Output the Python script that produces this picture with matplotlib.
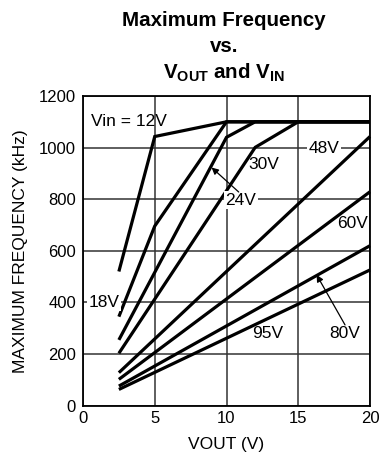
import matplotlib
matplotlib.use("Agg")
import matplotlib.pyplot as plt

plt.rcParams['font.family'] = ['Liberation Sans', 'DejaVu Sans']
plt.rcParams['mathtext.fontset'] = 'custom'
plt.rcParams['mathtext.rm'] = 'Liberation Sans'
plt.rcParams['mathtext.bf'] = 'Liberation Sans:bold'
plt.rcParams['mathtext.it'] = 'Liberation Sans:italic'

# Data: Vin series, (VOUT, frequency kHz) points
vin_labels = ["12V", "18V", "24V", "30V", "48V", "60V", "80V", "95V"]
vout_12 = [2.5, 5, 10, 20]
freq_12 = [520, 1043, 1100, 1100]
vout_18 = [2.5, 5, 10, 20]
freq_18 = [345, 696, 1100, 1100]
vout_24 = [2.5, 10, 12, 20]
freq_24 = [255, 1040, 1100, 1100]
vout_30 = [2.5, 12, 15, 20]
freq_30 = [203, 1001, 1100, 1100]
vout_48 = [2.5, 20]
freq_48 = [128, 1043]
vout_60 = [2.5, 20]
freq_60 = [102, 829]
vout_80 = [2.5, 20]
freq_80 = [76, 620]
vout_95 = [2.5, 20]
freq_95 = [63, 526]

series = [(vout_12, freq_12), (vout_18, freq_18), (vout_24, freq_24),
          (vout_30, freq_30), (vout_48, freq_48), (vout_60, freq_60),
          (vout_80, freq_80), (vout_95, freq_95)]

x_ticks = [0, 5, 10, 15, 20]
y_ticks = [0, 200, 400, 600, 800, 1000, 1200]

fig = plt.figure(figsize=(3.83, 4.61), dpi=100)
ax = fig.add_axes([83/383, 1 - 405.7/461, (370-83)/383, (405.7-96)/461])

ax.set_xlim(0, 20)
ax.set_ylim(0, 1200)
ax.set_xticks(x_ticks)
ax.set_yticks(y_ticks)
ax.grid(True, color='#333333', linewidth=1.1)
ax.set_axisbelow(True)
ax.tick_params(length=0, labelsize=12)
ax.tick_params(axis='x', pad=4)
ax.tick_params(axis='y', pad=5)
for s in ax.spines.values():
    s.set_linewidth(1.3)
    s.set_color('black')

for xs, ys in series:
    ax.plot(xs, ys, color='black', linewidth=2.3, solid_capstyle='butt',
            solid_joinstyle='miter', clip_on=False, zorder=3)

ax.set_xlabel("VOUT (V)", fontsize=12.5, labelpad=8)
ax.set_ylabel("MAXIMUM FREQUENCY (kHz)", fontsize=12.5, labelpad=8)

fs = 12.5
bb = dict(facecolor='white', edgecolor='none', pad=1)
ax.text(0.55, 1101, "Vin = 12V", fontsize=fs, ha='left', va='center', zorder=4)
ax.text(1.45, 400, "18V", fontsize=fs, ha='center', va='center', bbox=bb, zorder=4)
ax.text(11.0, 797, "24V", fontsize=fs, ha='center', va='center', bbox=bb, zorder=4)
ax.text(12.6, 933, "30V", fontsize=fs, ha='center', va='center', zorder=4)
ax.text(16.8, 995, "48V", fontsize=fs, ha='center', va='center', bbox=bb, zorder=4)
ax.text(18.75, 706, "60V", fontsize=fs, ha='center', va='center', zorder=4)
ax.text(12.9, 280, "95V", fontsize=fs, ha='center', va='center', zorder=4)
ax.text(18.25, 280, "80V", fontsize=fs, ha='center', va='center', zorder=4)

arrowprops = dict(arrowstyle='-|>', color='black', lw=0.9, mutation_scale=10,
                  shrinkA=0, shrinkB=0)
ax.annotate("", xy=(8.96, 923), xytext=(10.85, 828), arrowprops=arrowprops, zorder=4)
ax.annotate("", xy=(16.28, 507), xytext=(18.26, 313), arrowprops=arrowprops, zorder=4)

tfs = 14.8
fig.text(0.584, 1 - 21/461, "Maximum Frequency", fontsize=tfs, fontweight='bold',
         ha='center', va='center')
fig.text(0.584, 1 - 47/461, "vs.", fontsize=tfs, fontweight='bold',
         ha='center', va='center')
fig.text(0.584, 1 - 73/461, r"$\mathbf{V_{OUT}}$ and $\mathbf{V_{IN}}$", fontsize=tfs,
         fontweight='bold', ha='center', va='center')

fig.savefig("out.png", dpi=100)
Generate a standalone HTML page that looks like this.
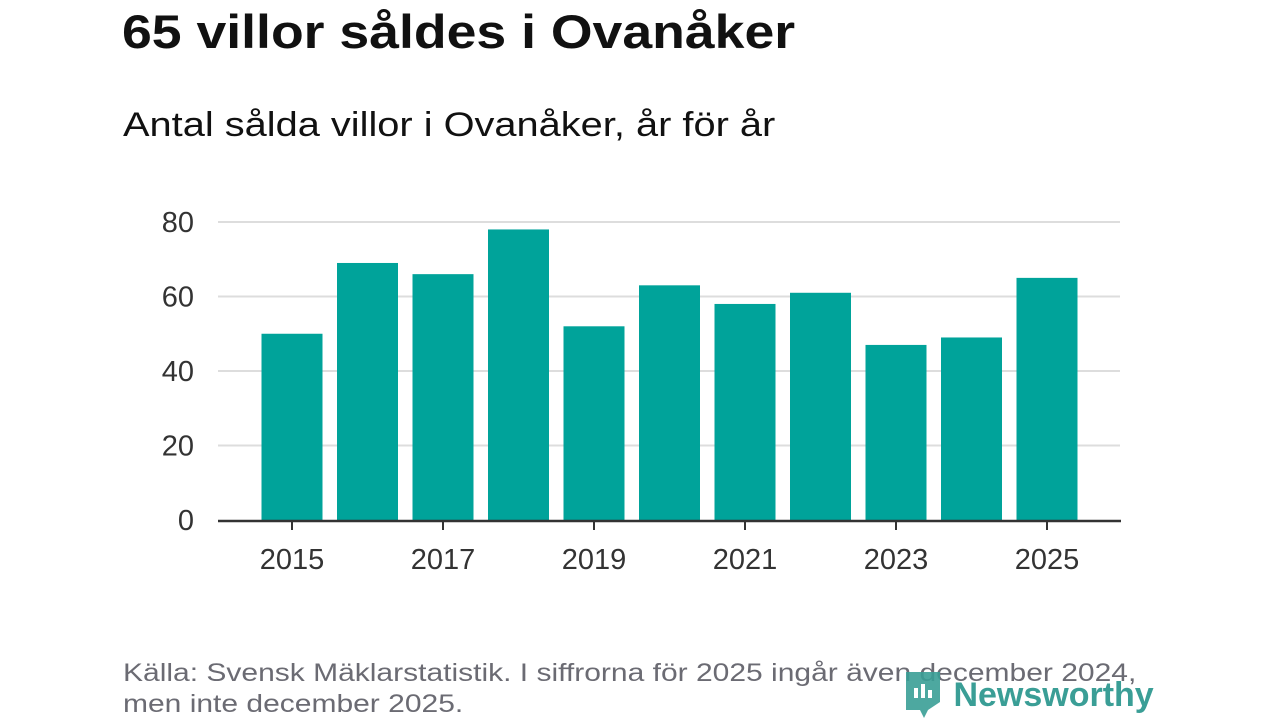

Set exercise: Repeat exactly the lines from the first line of the records above through the line containing "ax = fig.add_axes([83/383, 1", leaving out the pictures.

Result of this task:
Output the Python script that produces this picture with matplotlib.
import matplotlib
matplotlib.use("Agg")
import matplotlib.pyplot as plt

plt.rcParams['font.family'] = ['Liberation Sans', 'DejaVu Sans']
plt.rcParams['mathtext.fontset'] = 'custom'
plt.rcParams['mathtext.rm'] = 'Liberation Sans'
plt.rcParams['mathtext.bf'] = 'Liberation Sans:bold'
plt.rcParams['mathtext.it'] = 'Liberation Sans:italic'

# Data: Vin series, (VOUT, frequency kHz) points
vin_labels = ["12V", "18V", "24V", "30V", "48V", "60V", "80V", "95V"]
vout_12 = [2.5, 5, 10, 20]
freq_12 = [520, 1043, 1100, 1100]
vout_18 = [2.5, 5, 10, 20]
freq_18 = [345, 696, 1100, 1100]
vout_24 = [2.5, 10, 12, 20]
freq_24 = [255, 1040, 1100, 1100]
vout_30 = [2.5, 12, 15, 20]
freq_30 = [203, 1001, 1100, 1100]
vout_48 = [2.5, 20]
freq_48 = [128, 1043]
vout_60 = [2.5, 20]
freq_60 = [102, 829]
vout_80 = [2.5, 20]
freq_80 = [76, 620]
vout_95 = [2.5, 20]
freq_95 = [63, 526]

series = [(vout_12, freq_12), (vout_18, freq_18), (vout_24, freq_24),
          (vout_30, freq_30), (vout_48, freq_48), (vout_60, freq_60),
          (vout_80, freq_80), (vout_95, freq_95)]

x_ticks = [0, 5, 10, 15, 20]
y_ticks = [0, 200, 400, 600, 800, 1000, 1200]

fig = plt.figure(figsize=(3.83, 4.61), dpi=100)
ax = fig.add_axes([83/383, 1 - 405.7/461, (370-83)/383, (405.7-96)/461])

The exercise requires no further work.